== Source excerpt

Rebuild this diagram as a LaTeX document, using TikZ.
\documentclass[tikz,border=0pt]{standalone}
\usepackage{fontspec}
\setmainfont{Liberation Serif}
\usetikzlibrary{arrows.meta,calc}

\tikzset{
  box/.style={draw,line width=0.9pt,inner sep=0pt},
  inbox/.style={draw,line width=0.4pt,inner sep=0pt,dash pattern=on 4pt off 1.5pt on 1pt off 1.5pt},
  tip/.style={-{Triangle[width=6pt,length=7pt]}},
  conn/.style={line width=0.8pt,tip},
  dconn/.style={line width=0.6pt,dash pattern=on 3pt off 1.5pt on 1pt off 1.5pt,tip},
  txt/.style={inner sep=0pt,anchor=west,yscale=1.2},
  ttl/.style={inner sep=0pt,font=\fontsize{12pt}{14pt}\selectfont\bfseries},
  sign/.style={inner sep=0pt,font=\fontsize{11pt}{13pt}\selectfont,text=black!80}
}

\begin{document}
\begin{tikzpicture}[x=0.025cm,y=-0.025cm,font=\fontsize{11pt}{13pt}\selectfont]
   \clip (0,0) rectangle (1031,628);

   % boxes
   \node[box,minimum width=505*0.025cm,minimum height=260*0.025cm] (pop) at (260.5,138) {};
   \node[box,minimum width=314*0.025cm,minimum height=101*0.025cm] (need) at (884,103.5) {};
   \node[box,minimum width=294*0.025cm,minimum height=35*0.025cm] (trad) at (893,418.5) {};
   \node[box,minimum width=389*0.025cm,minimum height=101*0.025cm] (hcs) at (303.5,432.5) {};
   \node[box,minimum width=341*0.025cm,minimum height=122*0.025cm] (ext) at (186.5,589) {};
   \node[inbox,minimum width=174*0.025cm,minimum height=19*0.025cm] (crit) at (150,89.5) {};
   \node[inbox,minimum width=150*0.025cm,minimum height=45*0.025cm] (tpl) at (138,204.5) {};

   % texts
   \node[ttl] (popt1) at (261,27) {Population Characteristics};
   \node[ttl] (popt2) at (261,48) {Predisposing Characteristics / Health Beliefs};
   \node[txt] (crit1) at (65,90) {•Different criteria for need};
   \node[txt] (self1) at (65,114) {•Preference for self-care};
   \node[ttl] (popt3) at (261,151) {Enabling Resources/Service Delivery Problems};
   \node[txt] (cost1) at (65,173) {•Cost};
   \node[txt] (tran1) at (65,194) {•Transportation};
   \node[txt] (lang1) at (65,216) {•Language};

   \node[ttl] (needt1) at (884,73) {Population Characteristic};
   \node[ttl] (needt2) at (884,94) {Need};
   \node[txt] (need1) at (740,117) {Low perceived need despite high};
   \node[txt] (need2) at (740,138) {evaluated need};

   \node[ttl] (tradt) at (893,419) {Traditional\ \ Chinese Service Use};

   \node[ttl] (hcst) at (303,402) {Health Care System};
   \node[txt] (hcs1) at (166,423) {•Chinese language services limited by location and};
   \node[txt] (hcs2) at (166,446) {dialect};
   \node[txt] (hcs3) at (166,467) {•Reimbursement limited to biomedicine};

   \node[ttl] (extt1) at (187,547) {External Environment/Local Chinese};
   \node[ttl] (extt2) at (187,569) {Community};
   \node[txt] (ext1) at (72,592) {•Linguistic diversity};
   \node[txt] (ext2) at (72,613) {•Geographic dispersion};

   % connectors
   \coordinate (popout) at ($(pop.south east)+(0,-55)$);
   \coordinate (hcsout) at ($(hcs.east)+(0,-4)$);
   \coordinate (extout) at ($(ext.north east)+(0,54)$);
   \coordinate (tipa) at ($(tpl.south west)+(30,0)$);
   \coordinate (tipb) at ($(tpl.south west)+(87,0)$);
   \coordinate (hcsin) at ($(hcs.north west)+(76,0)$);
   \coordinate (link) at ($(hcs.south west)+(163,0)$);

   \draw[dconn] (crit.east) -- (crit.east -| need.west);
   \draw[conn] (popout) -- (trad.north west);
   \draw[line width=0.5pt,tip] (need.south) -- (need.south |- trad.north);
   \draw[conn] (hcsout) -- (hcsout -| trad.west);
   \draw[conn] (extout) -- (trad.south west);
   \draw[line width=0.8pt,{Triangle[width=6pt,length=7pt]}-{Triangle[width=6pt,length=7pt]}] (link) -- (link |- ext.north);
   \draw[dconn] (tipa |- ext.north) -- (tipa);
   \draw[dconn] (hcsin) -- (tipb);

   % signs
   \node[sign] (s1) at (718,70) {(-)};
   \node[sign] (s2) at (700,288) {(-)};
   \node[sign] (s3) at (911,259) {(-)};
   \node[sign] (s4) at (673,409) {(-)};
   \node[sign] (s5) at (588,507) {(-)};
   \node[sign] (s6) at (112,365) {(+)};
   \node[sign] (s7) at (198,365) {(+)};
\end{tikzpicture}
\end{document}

====

*Given request*: Emit the full listing verbatim.

*Answer to this problem*:
Rebuild this diagram as a LaTeX document, using TikZ.
\documentclass[tikz,border=0pt]{standalone}
\usepackage{fontspec}
\setmainfont{Liberation Serif}
\usetikzlibrary{arrows.meta,calc}

\tikzset{
  box/.style={draw,line width=0.9pt,inner sep=0pt},
  inbox/.style={draw,line width=0.4pt,inner sep=0pt,dash pattern=on 4pt off 1.5pt on 1pt off 1.5pt},
  tip/.style={-{Triangle[width=6pt,length=7pt]}},
  conn/.style={line width=0.8pt,tip},
  dconn/.style={line width=0.6pt,dash pattern=on 3pt off 1.5pt on 1pt off 1.5pt,tip},
  txt/.style={inner sep=0pt,anchor=west,yscale=1.2},
  ttl/.style={inner sep=0pt,font=\fontsize{12pt}{14pt}\selectfont\bfseries},
  sign/.style={inner sep=0pt,font=\fontsize{11pt}{13pt}\selectfont,text=black!80}
}

\begin{document}
\begin{tikzpicture}[x=0.025cm,y=-0.025cm,font=\fontsize{11pt}{13pt}\selectfont]
   \clip (0,0) rectangle (1031,628);

   % boxes
   \node[box,minimum width=505*0.025cm,minimum height=260*0.025cm] (pop) at (260.5,138) {};
   \node[box,minimum width=314*0.025cm,minimum height=101*0.025cm] (need) at (884,103.5) {};
   \node[box,minimum width=294*0.025cm,minimum height=35*0.025cm] (trad) at (893,418.5) {};
   \node[box,minimum width=389*0.025cm,minimum height=101*0.025cm] (hcs) at (303.5,432.5) {};
   \node[box,minimum width=341*0.025cm,minimum height=122*0.025cm] (ext) at (186.5,589) {};
   \node[inbox,minimum width=174*0.025cm,minimum height=19*0.025cm] (crit) at (150,89.5) {};
   \node[inbox,minimum width=150*0.025cm,minimum height=45*0.025cm] (tpl) at (138,204.5) {};

   % texts
   \node[ttl] (popt1) at (261,27) {Population Characteristics};
   \node[ttl] (popt2) at (261,48) {Predisposing Characteristics / Health Beliefs};
   \node[txt] (crit1) at (65,90) {•Different criteria for need};
   \node[txt] (self1) at (65,114) {•Preference for self-care};
   \node[ttl] (popt3) at (261,151) {Enabling Resources/Service Delivery Problems};
   \node[txt] (cost1) at (65,173) {•Cost};
   \node[txt] (tran1) at (65,194) {•Transportation};
   \node[txt] (lang1) at (65,216) {•Language};

   \node[ttl] (needt1) at (884,73) {Population Characteristic};
   \node[ttl] (needt2) at (884,94) {Need};
   \node[txt] (need1) at (740,117) {Low perceived need despite high};
   \node[txt] (need2) at (740,138) {evaluated need};

   \node[ttl] (tradt) at (893,419) {Traditional\ \ Chinese Service Use};

   \node[ttl] (hcst) at (303,402) {Health Care System};
   \node[txt] (hcs1) at (166,423) {•Chinese language services limited by location and};
   \node[txt] (hcs2) at (166,446) {dialect};
   \node[txt] (hcs3) at (166,467) {•Reimbursement limited to biomedicine};

   \node[ttl] (extt1) at (187,547) {External Environment/Local Chinese};
   \node[ttl] (extt2) at (187,569) {Community};
   \node[txt] (ext1) at (72,592) {•Linguistic diversity};
   \node[txt] (ext2) at (72,613) {•Geographic dispersion};

   % connectors
   \coordinate (popout) at ($(pop.south east)+(0,-55)$);
   \coordinate (hcsout) at ($(hcs.east)+(0,-4)$);
   \coordinate (extout) at ($(ext.north east)+(0,54)$);
   \coordinate (tipa) at ($(tpl.south west)+(30,0)$);
   \coordinate (tipb) at ($(tpl.south west)+(87,0)$);
   \coordinate (hcsin) at ($(hcs.north west)+(76,0)$);
   \coordinate (link) at ($(hcs.south west)+(163,0)$);

   \draw[dconn] (crit.east) -- (crit.east -| need.west);
   \draw[conn] (popout) -- (trad.north west);
   \draw[line width=0.5pt,tip] (need.south) -- (need.south |- trad.north);
   \draw[conn] (hcsout) -- (hcsout -| trad.west);
   \draw[conn] (extout) -- (trad.south west);
   \draw[line width=0.8pt,{Triangle[width=6pt,length=7pt]}-{Triangle[width=6pt,length=7pt]}] (link) -- (link |- ext.north);
   \draw[dconn] (tipa |- ext.north) -- (tipa);
   \draw[dconn] (hcsin) -- (tipb);

   % signs
   \node[sign] (s1) at (718,70) {(-)};
   \node[sign] (s2) at (700,288) {(-)};
   \node[sign] (s3) at (911,259) {(-)};
   \node[sign] (s4) at (673,409) {(-)};
   \node[sign] (s5) at (588,507) {(-)};
   \node[sign] (s6) at (112,365) {(+)};
   \node[sign] (s7) at (198,365) {(+)};
\end{tikzpicture}
\end{document}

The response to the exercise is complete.